On May 27, the Illinois House passed legislation, SB315, which would require frontier artificial intelligence companies such as OpenAI and Anthropic to create, publish and annually update internal policy frameworks to ensure that the AI models they build are safe and avoid severe or catastrophic risks. Importantly, the bill also mandates that the frameworks developed by AI companies be audited annually by an independent third party to ensure compliance with the requirements in the bill — a first for AI legislation anywhere in the country.
This may be good in theory, but there’s a major problem: No infrastructure currently exists, in Illinois or anywhere else, to credibly and reliably conduct the type of independent audits required under the legislation. There are no licensing requirements, no certification criteria and no broadly recognized oversight standards for third parties to perform AI compliance audits. Without a clear and trusted evaluation framework, the required third-party audits would create inconsistent and even meaningless evaluations, along with enormous uncertainty among AI companies, rather than enhancing consumer protection and AI safety.
More fundamentally, SB315 is the latest example of why America needs consistent national guardrails to govern the development of AI. Indeed, in an interview with NBC News, the bill’s lead sponsor in the Illinois House, Democratic Rep. Daniel Didech, stated: “The states shouldn’t be doing this. The best way to regulate these types of catastrophic risks would be a federal approach.”
He’s exactly right. A complex patchwork of 50 competing and inconsistent state frameworks of conflicting definitions, limitations and requirements is not only immensely difficult for AI developers and businesses using AI to navigate; it’s also a recipe for mass confusion, compliance errors and regulatory opportunism — all of which is inherently dangerous.

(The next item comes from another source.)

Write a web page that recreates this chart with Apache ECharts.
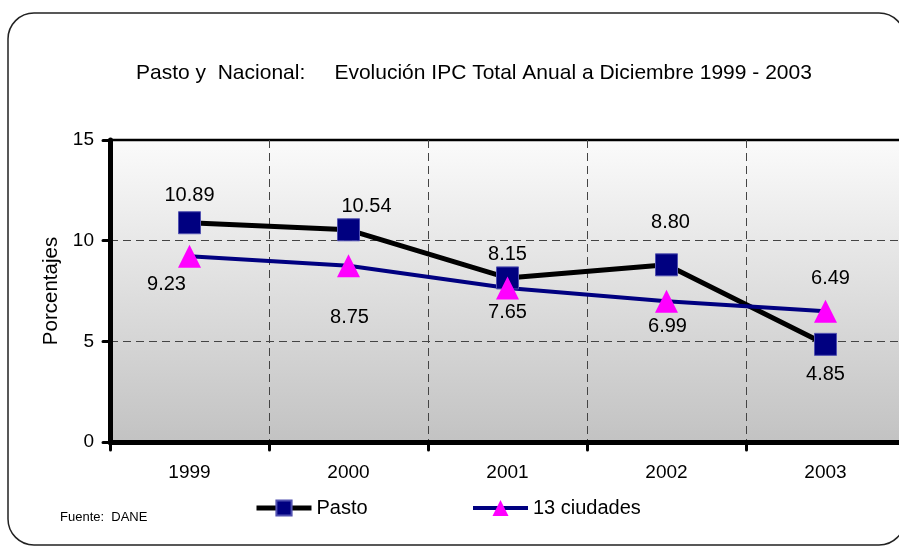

According to MultiState, which tracks state and local AI legislation, 1,200 bills were introduced across all 50 states in 2025. As of this March, state lawmakers in 45 states had introduced 1,561 AI-related bills. If the goal is to ensure the safe development of AI, legislative chaos by states is not the answer.
During the debate over the “One Big Beautiful Bill” last summer, Congress considered a provision that would have prohibited states from “limiting, restricting, or otherwise regulating artificial intelligence models, artificial intelligence systems, or automated decision systems entered into interstate commerce” for 10 years. Sen. Ted Cruz, R-Texas, chairman of the Senate Commerce, Science, and Transportation Committee and a proponent of the moratorium, argued that state regulation of AI is a threat to the continued development of AI and to U.S. technological leadership.
Other members of Congress objected to the provision. On June 3, 2025, then-Rep. Marjorie Taylor Greene, R-Georgia, posted on X that the proposed moratorium on state regulation “is a violation of state rights” and that giving the development of AI “free rein and tying states hands is potentially dangerous.”
America needs a consistent national approach to AI regulation for the reasons identified by Cruz and Greene. AI is, indeed, a transformational technology, and America must remain the world’s AI leader. And AI must be developed safely, which requires clear and consistent national standards and guardrails.
The work to establish national AI standards began under the previous administration. In October 2022, the White House Office of Science and Technology Policy released a “Blueprint for an AI Bill Of Rights.” In January 2023, the National Institute of Standards and Technology released an AI Risk Management Framework. In April 2023, the National Telecommunications and Information Administration of the Commerce Department requested public comment regarding AI accountability measures and policies. On Oct. 30, 2023, President Joe Biden issued an executive order titled “Safe, Secure, and Trustworthy Development and Use of Artificial Intelligence.”
President Donald Trump issued his own executive order on AI in January 2025. Last week, the president signed a second AI executive order that asks technology companies to voluntarily provide federal government officials access to new AI models for a 30-day review period before releasing the models to the public.
Both chambers of Congress have also been active. In May 2024, the bipartisan U.S. Senate AI Working Group released a report outlining its priorities and recommendations for regulating AI. In December 2024, the House Bipartisan Task Force on AI released its own report with recommendations to ensure the U.S. remains the world leader in responsible development.
And legislation to implement federal guidance is already being prepared. On Sept. 10, Cruz introduced a new legislative framework, as well as a bill that would create a regulatory “sandbox” for AI developers. In the House, Rep. Jay Obernolte of California, the Republican co-chair of the House Bipartisan Task Force, is currently working on his own bill to codify recommendations from the Bipartisan Task Force, and to establish guidelines for state and federal regulations.
The work to establish a consistent federal approach to AI regulation is bipartisan and spans successive administrations and Congresses. A coherent national policy framework will permit the continued development and implementation of AI, while also avoiding the inherently dangerous policy complexity, uncertainty and confusion of an uncoordinated state-based approach.
In doing so, a national AI framework will also promote public confidence in the safe development of AI, which, at the end of the day, is the essential context for realizing the full potential of this truly historic and transformative technology.
John R. Dearie is president of the Center for American Entrepreneurship in Washington.